A Former Military Installation is Now Home to NYC's Hottest Spa

Take me to the waters
POOL PARTY Wading at the QC NY spa
Photo courtesy of QC NY

This summer, Avenue is exploring the best New York’s spa offerings. Click here to read more from this series — because if you can relax here, you can relax anywhere.

New York is a city with few extant secrets. Every inch has been built up, crawled over, and occupied. But for years, Governors Island, which occupies 172 acres in the Upper New York Bay, was terra incognita to most New Yorkers.

A military installation since 1776, and the home of Fort Jay since 1806, then passed through the armed forces from Army to Coast Guard, the island remained off limits to most civilians. Then in 2003, it was returned to the city of New York and her people, and the long and laborious process of adapting it for peacetime pursuits began. Today there’s an arts center, an annual Jazz Age lawn party, glamping, a high school, and vast swaths of green space meant for picnicking and strolls. But perhaps the most peaceful element opened in March: the QC NY Spa.

It is hard to imagine what soldiers from grunts to the Coasties who were stationed in the barracks, now transformed into the Italian-based spa, would say if they saw hassled New Yorkers soaking in the two sleek azure pools set into what was once their mustering ground. It’s not hard, however, to imagine the wonder the soldiers would feel if they knew that their rooms would be turned into a labyrinthine and sprawling spa consisting of themed saunas, Vichy showers, foot baths, and relaxation rooms. Almost certainly an expletive would be used.

In some ways their surprise is no different than most of us might feel stumbling into the spa today. Firstly, taking the waters, a hallowed tradition among spa-goers since Roman times, isn’t exactly de rigueur in the Northeast. America’s spa culture is largely rooted in luxury hotels and focused on treatments rather than the nearly all-day affairs of soaking and lounging that characterize European baths. (Though this is changing too; see facing page.) Secondly, that QC Terme, a small Italian company, whose first baths were in that country’s Bagni di Bormio in the Italian Alps, was tapped to rehab three large barracks — Numbers 112, 113, and 114 — in an ambitious five-year $50 million plan in the last great stretch of open space in New York beggars belief. Thirdly, and most important, it is a wonder to find such endless relaxation within a stone’s throw of those skyscraper stalagmite shards of the Manhattan skyline.
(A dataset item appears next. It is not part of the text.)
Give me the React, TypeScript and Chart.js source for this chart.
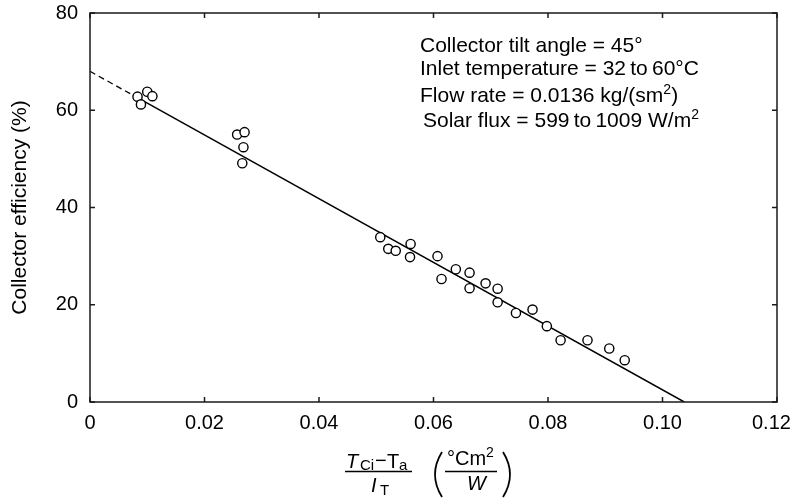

When the weather warms, two pools, beset by lounge chairs, will steam in the chill morning air. (They are not yet open.) The baths aren’t quite thermal but they are full of various salutary minerals. (And anyway, New York State law requires pools to be chlorinated.) Steam rooms and saunas occupy the barracks rooms, some themed, as in a slightly Germanic pine-sauna or a “Sauna in the City” that features cutouts of skyscrapers. (Today, only building 112 is open though the other two are slated to open shortly.) There is a rosemary-infused botanic steam room and a marbled Scottish-themed one. Relaxation rooms feature, among other frivolity, hanging cocoon chairs, harem-style pillows, and an “illusion” room that appears upside down. There’s a fireplace room, and one fitted out with a gramophone, and one meant to sit in and record one’s memories of the day. Spa-goers can travel an endless circuit of steaming, showering, and lounging for hours, made all the more relaxing as it unfolds in the shadow of the busiest metropolis in the world.